A must read for anyone enthusiastic for new workout and plans however.
One thing I get really fed up with is the constant barrage of men's magazines which are full of smut, pointless pub ammo and page upon page of football results.
It's refreshing to see a magazine that is aimed at men, which provides useful advice on everything from losing weight and building muscle, to help in the bedroom, style and cuisine. They also offer a lot of gadget advice, as well as some interesting real life stories.
Every month they offer real workouts to experiment with, and also some really useful tips on things like stress busting and keeping well.
The best thing about Men's Fitness though is that they occasionally produce books, such as the complete training guide. This is basically a build up of all the exercises that have been published in the magazine, and has proved invaluable to me.
The great thing about this kind of mag is that you can read about how to improve yourself, and at the same time it keeps you motivated to get in the gym. Speaking of which, a lot of the exercises shown can be performed at home with a set of dumbbells usually, so it really is quite helpful.
It's probably around 160 pages in total, so plenty to keep you entertained for a while. At £3.70 it's about averagely priced, but if you subscribe you can save a great deal, around 30% or more I believe.
Personally I do prefer Men's Health, which I feel offers better all-round information, whereas Men's Fitness seems to be leaning more towards actually exercising, but that's just a personal preference, I tend to by both, as both magazines are good.

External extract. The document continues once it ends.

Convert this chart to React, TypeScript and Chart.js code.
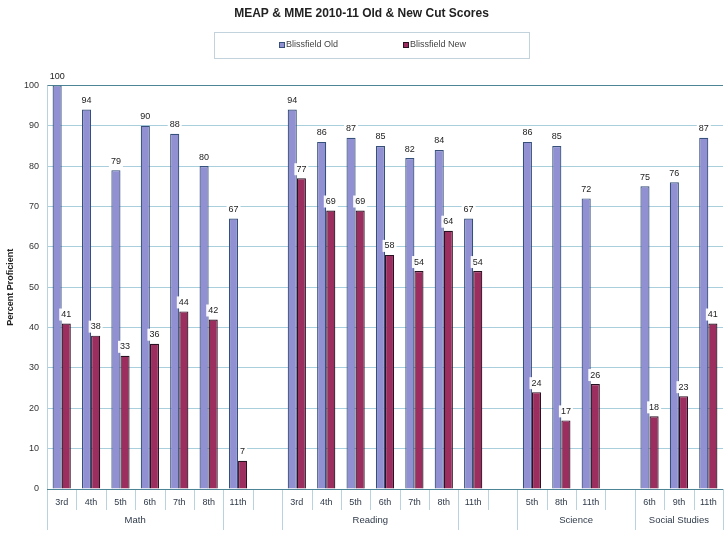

As a regular reader of Men’s Health, and with the latest copy sitting at home, I decided to stray by purchasing the rival Men’s Fitness. One would be forgiven for thinking the magazines are much of a likeness – they are only in that both are magazines aimed at young men. Unfortunately for Men’s Fitness, it does everything Men’s Health does poorly, throughout. Yes it might seem like nit picking because both magazines have an identical theme but this title is weaker than (its slightly more expensive but worth it rival) Men’s Health. Words are sparse in the magazine, favouring pictures, adverts and illustrations. There are no real in-depth articles for you to sit down and read. The health and fitness tips are for the more avid reader. Overall the magazine leaves an impression of cheapness – mere title-tattle (see what our nation puts in its sandwich), irrelevant crap (see what’s in your toothpaste) and quick fitness fixes. MF seems to be wildly swinging in the dark when aiming for its target audience. It can be too technical with detailed analysis of anatomy, then too flimsy/girly with page upon page of pictures of ‘stuff’ (shirts/shorts/aftershave/phones etc etc). I must concede this opinion is written on the basis of only one copy (June 2002) and it does include a useful, if again complicated, ‘get fit for summer’ booklet. One would hope it ups the price and pays some writers to include real articles and interviews. Another idea would be to stop the pay-per-photo scheme it must be employing to its pictures department. With all magazines of this nature, we get a re-gurgitation of ideas and stories but Men’s Fitness really emphasizes its own lack of originality. I will not be buying this again.
Most of the articles are just a rehash of information that has circulated fitness and men's magazines before. They have thrown in some eye catching titles on sex to make you notice it on the shelf, but fail to deliver on the inside. There seems to be no original material inside, but it is always promising quick fix exercise routines, when the only way to get fit is long term regular exercise and a healthy diet. There are no short cuts to being healthy as it has to be lifestyle choice, swapping beef burgers to chicken burgers is not the answer, avoiding burgers and this type of fast food is the answer. The rest of the magazine is adverts for fitness equipment of food supplements or annoying stories on how people how stopped drink 20 pints a week suddenly lost weight. All that is need is a bit of common sense and some determination. However, this magazines may be a good introduction for people who wish to start living a more healthy life style.
Not every guy who wants to be fit actually wants bulging biceps or has nightmares about whether or not his calves are 'defined' enough. This magazine, however, still seems to be strongly under that impression. Having eschewed the Weider-stable men's titles for that very reason it was a disappointment to find this magazine offering much the same content. Loaded has a lit to answer for, I think. Since its arrival on the market every mag thinks it has to appeal to 'lads' and this is no exception. Some of the articles are great, it's true. They are reasonably well-written and manage to be informative without blinding with science or assuming all blokes don't know a calorie from a coffee. That's rather spoiled, though, by the amount of utter dross, and the assumption that the reasons for wanting to be fit have something to do with the kind of performance that is preceeded by a nudge-nudge-wink-wink. Overall this is well worth a look for those with a general, but not fanatical, level of interest in the subject - and who can manage to ignore some of the assumptions and 'humour'
Do you like the normal lads mag, stuffed full of smut and innuendo? If you do, you'll hate this mag. If not read on and enjoy a mag that is well written, quirky and full of useful advice. There are good informative sections on fitness as you would expect from the title, and some bizarre sections. For example this months mag gave tips on how to wrestle an alligator, just what you needed to know on a holiday to Florida. For me the highlight of this months mag was James Baxter's account of a high altitude trek along the Inca trail into the High Andes, the photography complimented the article well.
Mens Fitness Magazine, was offerd on the net as a free sample so I ordered it for my husband who has recieved 2 copys and will get one more. So Far he has enjoyed both of them, and I have also read them from cover to cover. There are sections on workouts and fitness, and special interest articles such as hiking the Inca Trail or a weekend triatholon. Each issue there have been guides to things like mountain biking which was pretty comprehensive for a non biking mag. There are also reviews of things like cricket bats or tennis racquets. Each issue they have broken down a favourite meal, like the britsh Breakfast or an Indian Take away and annaylized how unhealthy it is ( this I could have done without ) Easy to read Mag, with in depth articles covering a broad interest.